Approximativement 550 000 Juifs se sont battus pour l’armée américaine sur tous les fronts confondus pendant la Seconde Guerre mondiale. 10 000 sont morts au combat et 9 000 ont été faits prisonniers de guerre en Allemagne.
« Les Juifs nés à l’étranger ont occupé de nombreux rôles dans les forces armées américaines et ils ont apporté une contribution significative à la victoire des Alliés », explique Kimberly Guise, conservatrice et directrice des affaires curatoriales au sein du musée national de la Seconde Guerre mondiale, dans la Nouvelle Orléans.
Guise souligne le rôle tenu par les réfugiés juifs d’Europe centrale, qui utilisaient leurs compétences linguistiques pour servir dans les services de renseignement américains. Des statistiques collectées par le département américain de la Justice, de l’Immigration et de la naturalisation, qui avaient été publiées en 1948, soulignent la possibilité que d’autres Juifs britanniques aient pu aller au combat en portant l’uniforme américain.
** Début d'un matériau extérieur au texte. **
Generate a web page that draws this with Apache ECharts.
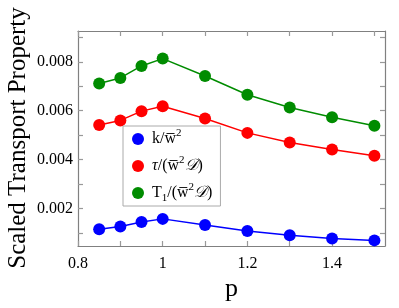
<!DOCTYPE html>
<html><head><meta charset="utf-8">
<script src="https://cdn.jsdelivr.net/npm/echarts@6/dist/echarts.min.js"></script>
<style>html,body{margin:0;padding:0;background:#fff}#c{width:399px;height:308px}</style>
</head><body><div id="c"></div>
<script>
const pValues = [0.85, 0.9, 0.95, 1.0, 1.1, 1.2, 1.3, 1.4, 1.5];
const kScaled = [0.00115, 0.00126, 0.00144, 0.00157, 0.00132, 0.00107, 0.00090, 0.00077, 0.00069];
const tauScaled = [0.00541, 0.00560, 0.00598, 0.00618, 0.00568, 0.00509, 0.00470, 0.00441, 0.00415];
const t1Scaled = [0.00711, 0.00734, 0.00783, 0.00813, 0.00742, 0.00665, 0.00613, 0.00573, 0.00538];
const seriesNames = ['k', 'tau', 'T1'];
const xTickValues = [0.8, 0.9, 1.0, 1.1, 1.2, 1.3, 1.4, 1.5];
const xLabelValues = [0.8, 1.0, 1.2, 1.4];
const yTickValues = [0.001, 0.002, 0.003, 0.004, 0.005, 0.006, 0.007, 0.008, 0.009];
const yLabelValues = [0.002, 0.004, 0.006, 0.008];
const yTitle = 'Scaled Transport Property';

const FONT = '"Liberation Serif", "DejaVu Serif", serif';
const pair = (ys) => pValues.map((x, i) => [x, ys[i]]);
const chart = echarts.init(document.getElementById('c'), null, {renderer: 'canvas'});
const axisCol = '#808080';

const common = {
  axisLine: {show: true, lineStyle: {color: axisCol, width: 1.2}},
  splitLine: {show: false}
};
const tick = (vals) => ({show: true, inside: true, length: 5, customValues: vals, lineStyle: {color: '#999', width: 1.2}});
const legendFmt = {
  k: '{f|k/w\u0305}{sup|2}',
  tau: '{fi|τ}{t|/(w\u0305}{sup|2}{it|𝒟}{t|)}',
  T1: '{f|T}{sub|1}{t|/(w\u0305}{sup|2}{it|𝒟}{t|)}'
};
const mk = (name, data, color) => ({
  name, type: 'line', data, symbol: 'circle', symbolSize: 12,
  itemStyle: {color}, lineStyle: {color, width: 1.5}, z: 3
});
chart.setOption({
  animation: false,
  grid: {left: 78, right: 14, top: 31, bottom: 62, containLabel: false, outerBoundsMode: 'none'},
  graphic: [{
    type: 'text', x: 18, y: 138, rotation: Math.PI / 2,
    style: {text: yTitle, fontFamily: FONT, fontSize: 25, fill: '#000', align: 'center', verticalAlign: 'middle'}
  }],
  xAxis: [
    Object.assign({type: 'value', min: 0.8, max: 1.525,
      name: 'p', nameLocation: 'middle', nameGap: 30, nameMoveOverlap: false,
      nameTextStyle: {fontFamily: FONT, fontSize: 26, color: '#000'},
      axisTick: tick(xTickValues),
      axisLabel: {customValues: xLabelValues, formatter: (v) => String(+v.toFixed(1)),
        fontFamily: FONT, fontSize: 16, color: '#000', margin: 10}}, common),
    Object.assign({type: 'value', position: 'top', min: 0.8, max: 1.525,
      axisTick: tick(xTickValues), axisLabel: {show: false}}, common)
  ],
  yAxis: [
    Object.assign({type: 'value', min: 0.00046, max: 0.00926,
      axisTick: tick(yTickValues),
      axisLabel: {customValues: yLabelValues, formatter: (v) => v.toFixed(3),
        fontFamily: FONT, fontSize: 16, color: '#000', margin: 5}}, common),
    Object.assign({type: 'value', position: 'right', min: 0.00046, max: 0.00926,
      axisTick: tick(yTickValues), axisLabel: {show: false}}, common)
  ],
  legend: {
    orient: 'vertical', left: 123, top: 126, padding: [2, 8, 2, 9],
    borderColor: '#aaa', borderWidth: 1, backgroundColor: '#fff',
    icon: 'circle', itemWidth: 12, itemHeight: 12, itemGap: 8,
    data: seriesNames,
    formatter: (n) => legendFmt[n],
    textStyle: {
      fontFamily: FONT, fontSize: 16, color: '#000',
      rich: {
        f: {fontFamily: FONT, fontSize: 16, lineHeight: 22, padding: [0, 0, 0, 3]},
        fi: {fontFamily: FONT, fontSize: 16, lineHeight: 22, fontStyle: 'italic', padding: [0, 0, 0, 3]},
        t: {fontFamily: FONT, fontSize: 16, lineHeight: 22},
        it: {fontFamily: FONT, fontSize: 16, lineHeight: 22, fontStyle: 'italic'},
        sup: {fontFamily: FONT, fontSize: 11, lineHeight: 12, verticalAlign: 'top'},
        sub: {fontFamily: FONT, fontSize: 11, lineHeight: 12, verticalAlign: 'bottom'}
      }
    }
  },
  series: [
    mk('k', pair(kScaled), '#0000ff'),
    mk('tau', pair(tauScaled), '#ff0000'),
    mk('T1', pair(t1Scaled), '#008c00')
  ]
});
</script></body></html>
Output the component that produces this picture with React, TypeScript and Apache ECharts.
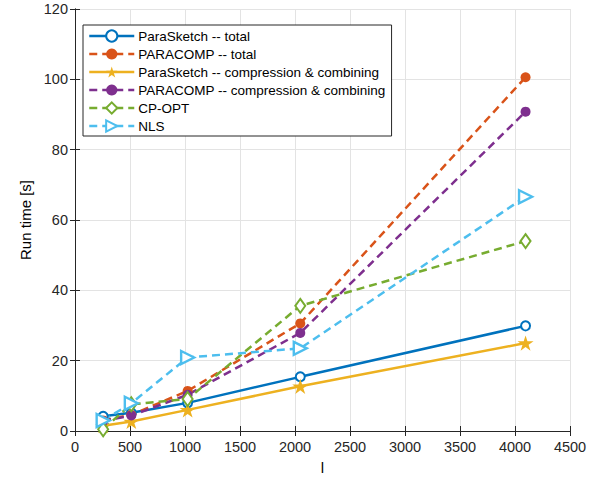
import React, { useEffect, useRef } from "react";
import * as echarts from "echarts";

const xValues = [256, 512, 1024, 2048, 4096];
const paraSketchTotal = [4.2, 5.2, 8.0, 15.4, 29.9];
const paracompTotal = [3.0, 4.6, 11.4, 30.6, 100.6];
const paraSketchComp = [1.5, 2.7, 6.0, 12.7, 25.0];
const paracompComp = [2.8, 4.4, 10.3, 27.9, 90.8];
const cpOpt = [0.5, 7.6, 9.1, 35.6, 54.0];
const nls = [3.0, 7.9, 20.9, 23.5, 66.6];

const seriesNames = [
  "ParaSketch -- total",
  "PARACOMP -- total",
  "ParaSketch -- compression & combining",
  "PARACOMP -- compression & combining",
  "CP-OPT",
  "NLS",
];

const FONT = "'Liberation Sans', Arial, Helvetica, sans-serif";
const STAR =
  "path://M10,0L12.23,6.93L19.51,6.91L13.61,11.17L15.88,18.09L10,13.8L4.12,18.09L6.39,11.17L0.49,6.91L7.77,6.93Z";
const TRI_RIGHT = "path://M0,0L10,5L0,10Z";

function pairs(ys: number[]) {
  return xValues.map((x, i) => [x, ys[i]]);
}

export default function App() {
  const ref = useRef<HTMLDivElement>(null);
  useEffect(() => {
    if (!ref.current) return;
    const chart = echarts.init(ref.current, undefined, { renderer: "svg" });
    const dash = [8, 5];
    const LW = 2.5;
    const axisColor = "#262626";
    const common = {
      min: 0,
      axisLine: { show: true, lineStyle: { color: axisColor, width: 1 } },
      axisTick: { show: true, inside: true, length: 5, lineStyle: { color: axisColor } },
    };
    chart.setOption({
      animation: false,
      backgroundColor: "#ffffff",
      textStyle: { fontFamily: FONT },
      grid: { left: 75, right: 30, top: 9, bottom: 48, containLabel: false },
      legend: {
        data: seriesNames,
        orient: "vertical",
        left: 83,
        top: 25,
        itemWidth: 45,
        itemHeight: 14,
        itemGap: 4,
        padding: [4, 6, 3, 5],
        borderColor: "#262626",
        borderWidth: 1,
        backgroundColor: "#ffffff",
        lineStyle: { width: LW },
        textStyle: { fontSize: 13.5, color: "#000", fontFamily: FONT, padding: [0, 0, 0, -1] },
      },
      xAxis: [
        {
          type: "value",
          ...common,
          max: 4500,
          interval: 500,
          name: "l",
          nameLocation: "middle",
          nameGap: 29,
          nameTextStyle: { fontSize: 15, color: "#000", fontFamily: FONT },
          axisLabel: {
            fontSize: 14.5,
            color: "#262626",
            margin: 8,
            fontFamily: FONT,
            formatter: (v: number) => String(v),
          },
          splitLine: { show: true, lineStyle: { color: "#e3e3e3", width: 1 } },
        },
        {
          type: "value",
          ...common,
          position: "top",
          max: 4500,
          interval: 500,
          axisLabel: { show: false },
          splitLine: { show: false },
        },
      ],
      yAxis: [
        {
          type: "value",
          ...common,
          max: 120,
          interval: 20,
          name: "Run time [s]",
          nameLocation: "middle",
          nameGap: 40,
          nameTextStyle: { fontSize: 15, color: "#000", fontFamily: FONT },
          axisLabel: { fontSize: 14.5, color: "#262626", margin: 7, fontFamily: FONT },
          splitLine: { show: true, lineStyle: { color: "#e3e3e3", width: 1 } },
        },
        {
          type: "value",
          ...common,
          position: "right",
          max: 120,
          interval: 20,
          axisLabel: { show: false },
          splitLine: { show: false },
        },
      ],
      series: [
        {
          name: seriesNames[0],
          type: "line",
          data: pairs(paraSketchTotal),
          symbol: "emptyCircle",
          symbolSize: 9,
          lineStyle: { color: "#0072BD", width: LW },
          itemStyle: { color: "#0072BD", borderColor: "#0072BD", borderWidth: 2.2 },
        },
        {
          name: seriesNames[1],
          type: "line",
          data: pairs(paracompTotal),
          symbol: "circle",
          symbolSize: 10,
          lineStyle: { color: "#D95319", width: LW, type: dash },
          itemStyle: { color: "#D95319" },
        },
        {
          name: seriesNames[2],
          type: "line",
          data: pairs(paraSketchComp),
          symbol: STAR,
          symbolKeepAspect: true,
          symbolSize: 16,
          lineStyle: { color: "#EDB120", width: LW },
          itemStyle: { color: "#EDB120" },
        },
        {
          name: seriesNames[3],
          type: "line",
          data: pairs(paracompComp),
          symbol: "circle",
          symbolSize: 10,
          lineStyle: { color: "#7E2F8E", width: LW, type: dash },
          itemStyle: { color: "#7E2F8E" },
        },
        {
          name: seriesNames[4],
          type: "line",
          data: pairs(cpOpt),
          symbol: "emptyDiamond",
          symbolSize: [10, 14],
          lineStyle: { color: "#77AC30", width: LW, type: dash },
          itemStyle: { color: "#77AC30", borderColor: "#77AC30", borderWidth: 2.5 },
        },
        {
          name: seriesNames[5],
          type: "line",
          data: pairs(nls),
          symbol: TRI_RIGHT,
          symbolSize: [13, 13],
          lineStyle: { color: "#4DBEEE", width: LW, type: dash },
          itemStyle: { color: "#ffffff", borderColor: "#4DBEEE", borderWidth: 2.4 },
        },
      ],
    });
    return () => chart.dispose();
  }, []);
  return (
    <div
      ref={ref}
      style={{ position: "fixed", left: 0, top: 0, width: 600, height: 480, background: "#fff" }}
    />
  );
}
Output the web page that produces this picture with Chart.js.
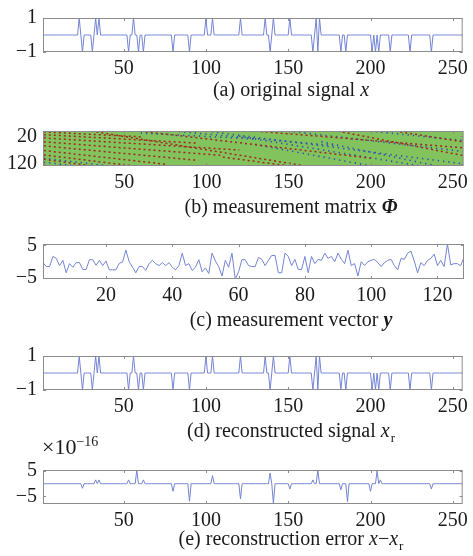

Un peu plus de 25 000 citoyens britanniques s’étaient inscrits ou avaient été enrôlés dans l’armée américaine entre 1940 et 1945. Plus d’un tiers d’entre eux avaient ensuite été naturalisés, devenant des citoyens américains. Entre 1942 et 1945, 22 500 civils et militaires nés en Grande Bretagne avaient pris la citoyenneté américaine. Bernard Sandler avait été l’un d’entre eux.
Sandler avait épousé sa femme, Taube, et le couple était retourné en Angleterre après la guerre. Ils avaient eu deux enfants. Sandler avait repris le commerce de vente au détail de sa famille, se mettant cette fois à l’unique service de son couple, de sa famille et de sa communauté.
« Il est retourné en Angleterre parce qu’il était incroyablement proche de sa famille et qu’il voulait rattraper le temps perdu », explique son petit-fils. « Mais il n’a jamais parlé de ce qu’il avait vécu pendant la guerre et je regrette, pour ma part, de ne l’avoir jamais interrogé là-dessus ».